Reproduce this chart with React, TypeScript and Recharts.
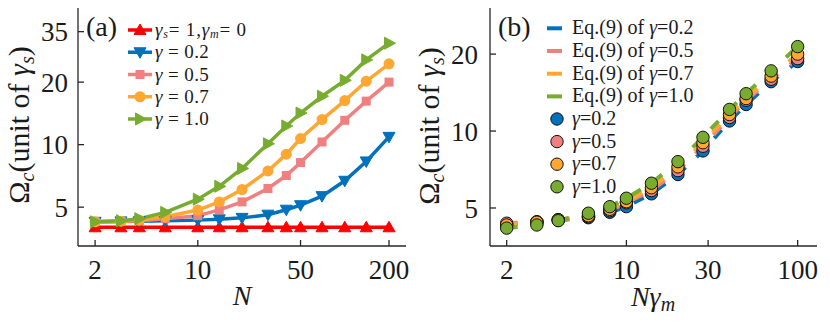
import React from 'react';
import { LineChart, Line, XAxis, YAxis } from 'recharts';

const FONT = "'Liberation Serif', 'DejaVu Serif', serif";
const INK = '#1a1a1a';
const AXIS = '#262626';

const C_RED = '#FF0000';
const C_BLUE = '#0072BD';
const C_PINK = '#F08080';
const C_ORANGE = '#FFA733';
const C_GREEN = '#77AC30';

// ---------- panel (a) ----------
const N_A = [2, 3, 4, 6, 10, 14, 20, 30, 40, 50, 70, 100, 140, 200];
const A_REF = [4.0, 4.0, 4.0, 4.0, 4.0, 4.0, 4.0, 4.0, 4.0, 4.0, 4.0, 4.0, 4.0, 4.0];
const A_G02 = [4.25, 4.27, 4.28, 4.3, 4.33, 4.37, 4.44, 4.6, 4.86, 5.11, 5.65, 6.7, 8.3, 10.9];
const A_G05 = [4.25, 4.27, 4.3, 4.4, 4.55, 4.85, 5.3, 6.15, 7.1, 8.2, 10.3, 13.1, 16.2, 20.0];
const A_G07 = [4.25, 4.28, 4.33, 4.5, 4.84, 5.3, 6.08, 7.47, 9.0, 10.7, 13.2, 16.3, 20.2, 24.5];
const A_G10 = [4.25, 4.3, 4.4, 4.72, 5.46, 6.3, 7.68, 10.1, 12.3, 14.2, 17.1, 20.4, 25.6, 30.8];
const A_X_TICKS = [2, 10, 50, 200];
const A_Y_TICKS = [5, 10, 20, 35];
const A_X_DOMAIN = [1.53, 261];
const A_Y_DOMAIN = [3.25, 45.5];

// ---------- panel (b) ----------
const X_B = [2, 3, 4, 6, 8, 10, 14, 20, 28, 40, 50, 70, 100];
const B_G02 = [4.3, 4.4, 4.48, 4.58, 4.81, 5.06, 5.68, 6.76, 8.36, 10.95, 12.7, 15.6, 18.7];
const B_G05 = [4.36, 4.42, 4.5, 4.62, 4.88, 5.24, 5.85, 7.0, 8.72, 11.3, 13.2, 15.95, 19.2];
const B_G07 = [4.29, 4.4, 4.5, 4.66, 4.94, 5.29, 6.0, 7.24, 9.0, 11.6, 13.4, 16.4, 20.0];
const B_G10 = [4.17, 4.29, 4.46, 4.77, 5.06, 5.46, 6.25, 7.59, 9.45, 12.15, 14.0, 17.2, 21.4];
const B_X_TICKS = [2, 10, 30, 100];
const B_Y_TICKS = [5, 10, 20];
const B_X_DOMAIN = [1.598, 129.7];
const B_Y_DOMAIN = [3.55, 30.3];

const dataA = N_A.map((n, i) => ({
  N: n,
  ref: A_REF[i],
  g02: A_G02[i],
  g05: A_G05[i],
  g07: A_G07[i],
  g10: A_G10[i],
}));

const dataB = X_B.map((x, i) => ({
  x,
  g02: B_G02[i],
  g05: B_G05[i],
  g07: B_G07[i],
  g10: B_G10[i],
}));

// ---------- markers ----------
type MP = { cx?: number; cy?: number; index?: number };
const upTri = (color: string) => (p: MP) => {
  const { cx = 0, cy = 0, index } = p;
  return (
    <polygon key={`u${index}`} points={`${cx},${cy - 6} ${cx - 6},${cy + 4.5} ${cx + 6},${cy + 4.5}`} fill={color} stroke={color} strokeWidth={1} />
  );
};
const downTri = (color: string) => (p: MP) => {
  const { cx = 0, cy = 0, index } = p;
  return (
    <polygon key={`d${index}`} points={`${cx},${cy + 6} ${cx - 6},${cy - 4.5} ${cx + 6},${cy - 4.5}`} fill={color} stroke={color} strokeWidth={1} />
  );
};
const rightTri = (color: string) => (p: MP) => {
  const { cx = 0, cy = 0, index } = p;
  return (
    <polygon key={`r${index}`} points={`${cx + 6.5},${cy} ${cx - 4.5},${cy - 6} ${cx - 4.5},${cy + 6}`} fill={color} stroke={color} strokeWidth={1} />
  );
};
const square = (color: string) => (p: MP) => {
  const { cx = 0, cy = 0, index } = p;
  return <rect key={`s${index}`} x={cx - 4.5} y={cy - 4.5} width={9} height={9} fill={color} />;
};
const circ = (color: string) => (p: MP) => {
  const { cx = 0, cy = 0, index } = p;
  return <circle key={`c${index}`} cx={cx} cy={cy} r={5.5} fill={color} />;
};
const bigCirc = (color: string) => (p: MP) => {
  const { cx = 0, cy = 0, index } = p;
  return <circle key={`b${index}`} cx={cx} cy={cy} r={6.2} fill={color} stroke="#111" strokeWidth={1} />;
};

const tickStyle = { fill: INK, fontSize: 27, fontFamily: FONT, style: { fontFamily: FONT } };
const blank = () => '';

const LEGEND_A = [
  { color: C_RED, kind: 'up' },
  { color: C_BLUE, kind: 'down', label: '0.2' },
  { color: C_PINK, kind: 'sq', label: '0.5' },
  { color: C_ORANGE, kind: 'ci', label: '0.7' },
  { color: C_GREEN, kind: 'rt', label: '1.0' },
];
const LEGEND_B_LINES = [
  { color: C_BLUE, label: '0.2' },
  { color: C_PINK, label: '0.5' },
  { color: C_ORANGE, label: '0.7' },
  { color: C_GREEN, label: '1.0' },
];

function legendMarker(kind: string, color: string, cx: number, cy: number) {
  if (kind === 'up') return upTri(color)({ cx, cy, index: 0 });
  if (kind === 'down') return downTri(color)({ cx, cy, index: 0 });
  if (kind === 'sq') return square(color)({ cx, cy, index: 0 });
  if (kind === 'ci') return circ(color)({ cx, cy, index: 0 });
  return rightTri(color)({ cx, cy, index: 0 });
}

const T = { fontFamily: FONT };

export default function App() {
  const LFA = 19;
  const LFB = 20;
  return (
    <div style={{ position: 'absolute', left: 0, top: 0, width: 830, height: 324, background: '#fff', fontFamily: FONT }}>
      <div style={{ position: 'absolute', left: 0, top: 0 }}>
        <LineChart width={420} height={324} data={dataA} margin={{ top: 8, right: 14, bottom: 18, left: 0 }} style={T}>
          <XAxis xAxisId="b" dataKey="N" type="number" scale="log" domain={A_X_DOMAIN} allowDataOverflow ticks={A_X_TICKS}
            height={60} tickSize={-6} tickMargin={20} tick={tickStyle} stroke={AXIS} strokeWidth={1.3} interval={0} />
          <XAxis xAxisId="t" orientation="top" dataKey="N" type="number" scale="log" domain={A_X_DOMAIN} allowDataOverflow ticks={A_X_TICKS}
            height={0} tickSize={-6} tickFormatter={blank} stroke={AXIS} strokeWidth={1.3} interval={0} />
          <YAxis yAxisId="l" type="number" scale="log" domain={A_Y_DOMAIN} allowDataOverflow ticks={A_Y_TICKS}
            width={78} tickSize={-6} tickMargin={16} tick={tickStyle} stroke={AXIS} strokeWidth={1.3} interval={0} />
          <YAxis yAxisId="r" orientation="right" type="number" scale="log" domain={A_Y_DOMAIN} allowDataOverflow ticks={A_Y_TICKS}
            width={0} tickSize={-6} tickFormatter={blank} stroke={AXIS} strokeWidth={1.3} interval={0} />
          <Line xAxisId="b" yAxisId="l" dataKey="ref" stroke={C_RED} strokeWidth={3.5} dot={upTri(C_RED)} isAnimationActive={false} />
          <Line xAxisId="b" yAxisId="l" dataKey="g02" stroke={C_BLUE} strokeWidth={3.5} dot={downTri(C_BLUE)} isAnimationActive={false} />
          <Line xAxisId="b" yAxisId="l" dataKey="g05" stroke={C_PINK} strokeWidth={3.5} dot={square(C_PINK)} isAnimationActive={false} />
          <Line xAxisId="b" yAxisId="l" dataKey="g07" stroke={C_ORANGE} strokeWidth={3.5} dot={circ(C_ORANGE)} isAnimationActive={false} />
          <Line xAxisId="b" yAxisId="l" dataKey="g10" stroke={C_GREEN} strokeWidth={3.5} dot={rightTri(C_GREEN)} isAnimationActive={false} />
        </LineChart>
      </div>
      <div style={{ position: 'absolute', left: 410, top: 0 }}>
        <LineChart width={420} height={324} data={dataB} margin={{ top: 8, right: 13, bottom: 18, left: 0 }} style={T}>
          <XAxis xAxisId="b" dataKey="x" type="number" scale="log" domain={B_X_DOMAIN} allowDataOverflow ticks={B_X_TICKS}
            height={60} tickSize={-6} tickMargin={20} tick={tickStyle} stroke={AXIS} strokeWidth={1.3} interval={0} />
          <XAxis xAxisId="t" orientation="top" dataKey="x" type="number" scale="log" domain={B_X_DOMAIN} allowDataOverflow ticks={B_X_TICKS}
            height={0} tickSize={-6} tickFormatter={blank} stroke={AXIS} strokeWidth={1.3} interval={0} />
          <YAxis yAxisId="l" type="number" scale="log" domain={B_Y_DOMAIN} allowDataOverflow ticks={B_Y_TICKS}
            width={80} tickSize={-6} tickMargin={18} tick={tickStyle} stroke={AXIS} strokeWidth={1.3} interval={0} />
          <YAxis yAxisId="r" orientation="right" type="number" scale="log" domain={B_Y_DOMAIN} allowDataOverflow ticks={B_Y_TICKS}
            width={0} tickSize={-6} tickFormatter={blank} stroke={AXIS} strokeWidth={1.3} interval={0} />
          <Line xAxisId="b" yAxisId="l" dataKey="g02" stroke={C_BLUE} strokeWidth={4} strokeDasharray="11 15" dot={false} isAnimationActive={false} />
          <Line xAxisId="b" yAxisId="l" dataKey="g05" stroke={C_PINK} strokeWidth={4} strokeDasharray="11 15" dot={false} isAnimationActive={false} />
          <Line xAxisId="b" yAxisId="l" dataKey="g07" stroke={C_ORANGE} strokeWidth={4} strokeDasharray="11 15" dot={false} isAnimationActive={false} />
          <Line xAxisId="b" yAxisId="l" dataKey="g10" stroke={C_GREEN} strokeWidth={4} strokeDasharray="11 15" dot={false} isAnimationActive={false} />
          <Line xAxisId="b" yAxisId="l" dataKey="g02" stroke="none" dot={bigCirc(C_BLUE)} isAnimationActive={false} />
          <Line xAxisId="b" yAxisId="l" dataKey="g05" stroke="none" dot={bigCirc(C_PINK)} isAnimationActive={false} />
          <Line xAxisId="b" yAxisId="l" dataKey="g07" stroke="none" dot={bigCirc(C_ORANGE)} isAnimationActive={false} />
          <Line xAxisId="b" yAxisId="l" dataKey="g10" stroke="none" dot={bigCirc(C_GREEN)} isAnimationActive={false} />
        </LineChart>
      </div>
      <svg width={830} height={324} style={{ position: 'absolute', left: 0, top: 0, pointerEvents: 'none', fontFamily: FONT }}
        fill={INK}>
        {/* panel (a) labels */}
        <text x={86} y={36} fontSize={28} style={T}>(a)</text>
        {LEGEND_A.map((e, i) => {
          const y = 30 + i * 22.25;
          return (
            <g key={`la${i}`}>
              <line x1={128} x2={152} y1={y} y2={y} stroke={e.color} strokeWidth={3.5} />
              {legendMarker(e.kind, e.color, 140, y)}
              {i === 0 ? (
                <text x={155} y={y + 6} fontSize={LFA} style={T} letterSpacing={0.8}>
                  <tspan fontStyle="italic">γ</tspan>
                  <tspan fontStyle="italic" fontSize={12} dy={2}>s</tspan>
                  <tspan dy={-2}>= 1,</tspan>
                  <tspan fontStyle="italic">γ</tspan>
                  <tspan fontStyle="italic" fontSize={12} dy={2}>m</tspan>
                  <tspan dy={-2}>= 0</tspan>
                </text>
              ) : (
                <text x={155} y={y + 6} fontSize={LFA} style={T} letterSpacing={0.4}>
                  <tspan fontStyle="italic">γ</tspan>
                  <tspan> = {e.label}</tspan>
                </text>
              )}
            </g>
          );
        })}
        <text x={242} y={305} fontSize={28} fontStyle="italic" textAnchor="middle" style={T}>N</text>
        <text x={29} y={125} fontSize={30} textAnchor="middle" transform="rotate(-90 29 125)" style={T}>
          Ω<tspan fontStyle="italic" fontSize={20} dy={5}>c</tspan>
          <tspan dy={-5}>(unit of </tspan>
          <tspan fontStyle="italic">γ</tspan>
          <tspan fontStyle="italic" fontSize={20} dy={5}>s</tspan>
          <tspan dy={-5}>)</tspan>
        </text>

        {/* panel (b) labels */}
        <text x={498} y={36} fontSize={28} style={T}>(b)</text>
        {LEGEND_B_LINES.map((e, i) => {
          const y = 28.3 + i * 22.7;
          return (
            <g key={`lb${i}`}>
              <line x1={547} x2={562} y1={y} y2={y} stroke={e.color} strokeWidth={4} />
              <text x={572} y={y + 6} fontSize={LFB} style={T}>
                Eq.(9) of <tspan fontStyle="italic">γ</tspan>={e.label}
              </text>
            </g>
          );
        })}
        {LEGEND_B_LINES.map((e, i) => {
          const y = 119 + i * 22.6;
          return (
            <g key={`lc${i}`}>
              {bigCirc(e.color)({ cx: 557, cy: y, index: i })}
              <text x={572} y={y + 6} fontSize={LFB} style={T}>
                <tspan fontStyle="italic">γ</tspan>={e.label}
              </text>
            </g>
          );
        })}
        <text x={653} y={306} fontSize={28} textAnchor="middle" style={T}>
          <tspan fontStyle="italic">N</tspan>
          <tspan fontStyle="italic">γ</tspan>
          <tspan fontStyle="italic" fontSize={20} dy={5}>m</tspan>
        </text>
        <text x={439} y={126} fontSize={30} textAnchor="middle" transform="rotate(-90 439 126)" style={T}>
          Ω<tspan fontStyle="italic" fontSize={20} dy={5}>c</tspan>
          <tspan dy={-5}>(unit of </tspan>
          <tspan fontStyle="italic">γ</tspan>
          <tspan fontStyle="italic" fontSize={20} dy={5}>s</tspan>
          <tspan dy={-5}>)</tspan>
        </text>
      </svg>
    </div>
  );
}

........

> Directions for this task:
Find each line holding the string "React" and copy it out.

> Result of the exercise:
Reproduce this chart with React, TypeScript and Recharts.
import React from 'react';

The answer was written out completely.